The defining pillars of the MAG include the Fangress, a three-day-long workshop, keynotes, Q&A, and panels programme; as well as the presence of high-profile influencers and creators, exhibitors from the games, manga, anime and influencer industry; an Artist Alley where over 100 artists showcase their own creations; a cosplay contest; and a Lolita Fashion tea party organized by the largest German Lolita Fashion association, Court of Fables.

==History==
The first MAG, known at the time as MaGnology, was originally created by Hiro Yamada as a games, comics, manga and Japanese culture convention. It was held on June 5–7, 2015 in Hamburg, Germany, at the brand academy. The following year, the event was held at the Museum für Kunst und Gewerbe Hamburg in July as a co-program for the Hokusai Manga exhibition in the museum. In 2017, the company MaGnology UG was founded by Hiro Yamada, Henning Kroll and THREAKS, which organized the third installment of the convention. It was held at the Hamburg Cruise Center and an estimated 3.500 visitors attended.

After the success of the 2017 edition, MAG announced that it would be moving to Erfurt, Germany for the foreseeable future. The official reason for the move away from Hamburg was stated as being the inability to find agreeable terms with the city of Hamburg in order to expand the convention.
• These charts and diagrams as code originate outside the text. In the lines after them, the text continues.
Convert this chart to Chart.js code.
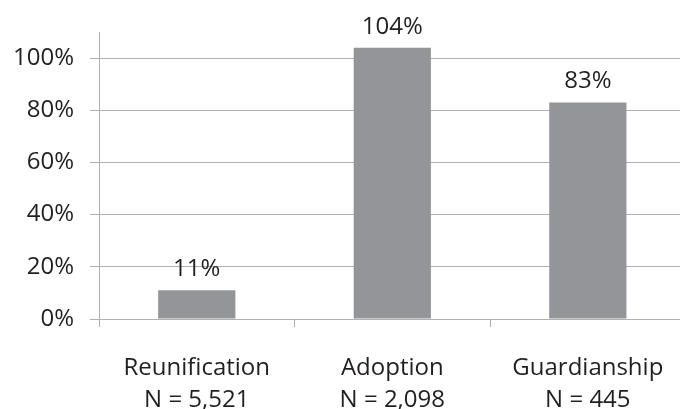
<!DOCTYPE html>
<html>
<head>
<meta charset="utf-8">
<script src="https://cdn.jsdelivr.net/npm/chart.js@4"></script>
<style>
  html, body { margin: 0; padding: 0; background: #fff; overflow: hidden; }
  #wrap { width: 690px; height: 409px; position: relative; }
</style>
</head>
<body>
<div id="wrap"><canvas id="myChart"></canvas></div>
<script>
// chart values
const categories = ['Reunification', 'Adoption', 'Guardianship'];
const sampleSizes = ['N = 5,521', 'N = 2,098', 'N = 445'];
const percents = [11, 104, 83];
const yTicks = [0, 20, 40, 60, 80, 100];

const textColor = '#231f20';
const lineColor = '#b1b1b1';
const fontFamily = "'Open Sans', 'Noto Sans', sans-serif";

// draws the % value above each bar
const barLabels = {
    id: 'barLabels',
    afterDatasetsDraw(chart) {
        const ctx = chart.ctx;
        const meta = chart.getDatasetMeta(0);
        ctx.save();
        ctx.font = '24px ' + fontFamily;
        ctx.fillStyle = textColor;
        ctx.textAlign = 'center';
        ctx.textBaseline = 'alphabetic';
        meta.data.forEach((bar, i) => {
            ctx.fillText(percents[i] + '%', bar.x, bar.y - 14);
        });
        ctx.restore();
    }
};

const chartConfig = {
    type: 'bar',
    data: {
        labels: categories.map((c, i) => [c, sampleSizes[i]]),
        datasets: [{
            data: percents,
            backgroundColor: '#939598',
            borderWidth: 0,
            categoryPercentage: 1,
            barPercentage: 0.395,
        }],
    },
    options: {
        responsive: false,
        animation: false,
        layout: { padding: { top: 32, left: 0, right: 4, bottom: 0 } },
        plugins: {
            legend: { display: false },
            tooltip: { enabled: false },
        },
        scales: {
            x: {
                grid: {
                    offset: true,
                    drawOnChartArea: false,
                    drawTicks: true,
                    tickLength: 8,
                    color: lineColor,
                },
                border: { color: lineColor, width: 1 },
                ticks: {
                    color: textColor,
                    font: { family: fontFamily, size: 24, lineHeight: 1.3 },
                    padding: 26,
                    maxRotation: 0,
                },
                afterFit(scale) { scale.height = 90; },
            },
            y: {
                min: 0,
                max: 110,
                afterBuildTicks(axis) {
                    axis.ticks = yTicks.map(v => ({ value: v }));
                },
                grid: {
                    color: lineColor,
                    tickLength: 9,
                    drawTicks: true,
                },
                border: { color: lineColor, width: 1 },
                ticks: {
                    color: textColor,
                    font: { family: fontFamily, size: 24 },
                    padding: 16,
                    callback: v => v + '%',
                },
                afterFit(scale) { scale.width = 99; },
            },
        },
    },
    plugins: [barLabels],
};

const canvas = document.getElementById('myChart');
canvas.width = 690;
canvas.height = 409;
const myChart = new Chart(canvas, chartConfig);
</script>
</body>
</html>
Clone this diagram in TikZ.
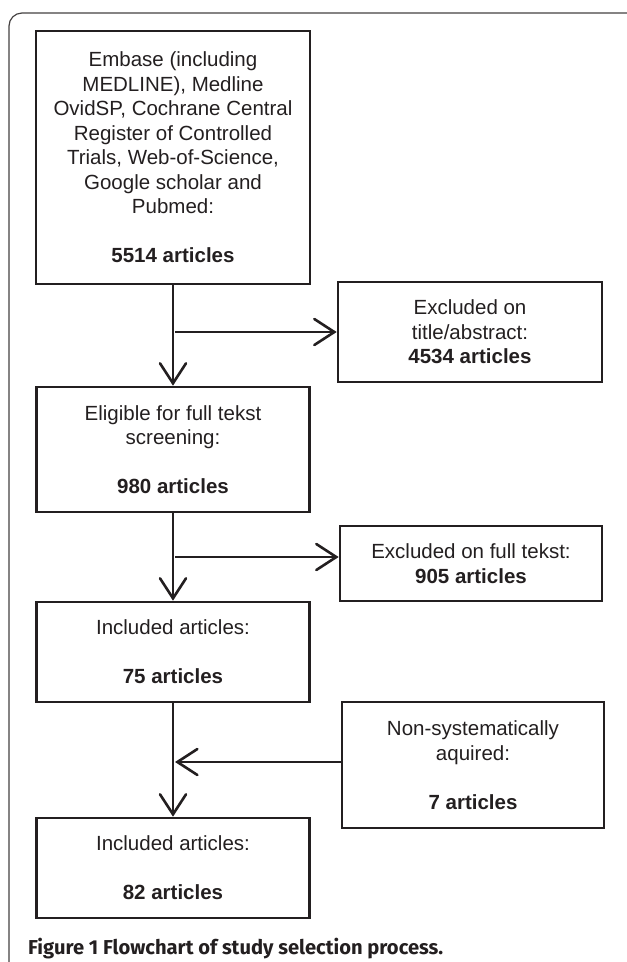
\documentclass[tikz,border=0pt]{standalone}
\usepackage{fontspec}
\setmainfont{Liberation Sans}
\newfontfamily\capfont{Fira Sans}
\usetikzlibrary{arrows.meta}
\definecolor{ink}{HTML}{231F20}
\begin{document}
\begin{tikzpicture}[x=1pt, y=-1pt,
  box/.style={draw=ink, line width=2.6pt, text=ink, align=center, inner sep=0pt,
    font=\fontsize{20.5}{24.5}\selectfont},
  arr/.style={draw=ink, line width=2.6pt,
    -{Straight Barb[length=20pt, width=26pt, line cap=round]}}]
  \useasboundingbox (0,0) rectangle (627,962);
  \clip (0,0) rectangle (627,962);
  \draw[draw=ink!85, line width=1.2pt, rounded corners=13pt] (9,13) rectangle (680,1010);
  \node[box, minimum width=274pt, minimum height=253pt] (search) at (173,157.5)
    {Embase (including\\ MEDLINE), Medline\\ OvidSP, Cochrane Central\\ Register of Controlled\\
     Trials, Web-of-Science,\\ Google scholar and\\ Pubmed:\\ ~\\ \textbf{5514 articles}};
  \node[box, minimum width=264pt, minimum height=100pt] (excl1) at (470,332)
    {Excluded on\\ title/abstract:\\ \textbf{4534 articles}};
  \node[box, minimum width=273pt, minimum height=125pt] (elig) at (173,449.5)
    {Eligible for full tekst\\ screening:\\ ~\\ \textbf{980 articles}};
  \node[box, minimum width=262pt, minimum height=75pt] (excl2) at (471,563.5)
    {Excluded on full tekst:\\ \textbf{905 articles}};
  \node[box, minimum width=273pt, minimum height=100pt] (incl1) at (173,652)
    {Included articles:\\ ~\\ \textbf{75 articles}};
  \node[box, minimum width=262pt, minimum height=126pt] (nonsys) at (473,765)
    {Non-systematically\\ aquired:\\ ~\\ \textbf{7 articles}};
  \node[box, minimum width=273pt, minimum height=100pt] (incl2) at (173,868)
    {Included articles:\\ ~\\ \textbf{82 articles}};
  \node[anchor=west, inner sep=0pt, text=ink] (caption) at (28,949)
    {\resizebox{415pt}{!}{\capfont\bfseries Figure 1 Flowchart of study selection process.}};
  \coordinate (j1) at (175,332);
  \coordinate (j2) at (175,557);
  \coordinate (j3) at (175,762);
  \draw[arr] (search) -- (elig);
  \draw[arr] (j1) -- (excl1);
  \draw[arr] (elig) -- (incl1);
  \draw[arr] (j2) -- (excl2.west |- j2);
  \draw[arr] (incl1) -- (incl2);
  \draw[arr] (nonsys.west |- j3) -- (j3);
\end{tikzpicture}
\end{document}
On June 7, 2018, it was announced that the MaGnology UG was being rebranded as Super Crowd Entertainment GmbH with two additional shareholders—the German influencer agency 2nd Wave, and one of the top German gaming influencers PietSmiet.

==Content==

The MAG takes place over three days and focuses on several pillars, including the Fangress, Artist Alley, creators, Lolita tea party, anime, manga and cosplay. Each pillar is designed to cater for one or more communities and appropriate content is presented for each.

The MAG is open to all ages, with children under the age of 8 given free access to the entire convention. To view content rated USK 12+ and higher, visitors will be required to show a proof of age armband which they receive at the entrance.

===Fangress===

Located in the congress center of Messe Erfurt and on the stages of each hall, MAG offers catered content for each community. Visitors can attend any workshop, panel, Q&A, and keynote without any additional fee. Experts of their respective fields are invited to host these sessions, allowing fans and professionals alike to join and learn.

===Artist Alley===

Like other anime and manga conventions, MAG invites international artists of comic, manga, fashion and more to exhibit on their show floor. These artists are a mix of professionals and amateurs who are able to sell their creations to MAG visitors.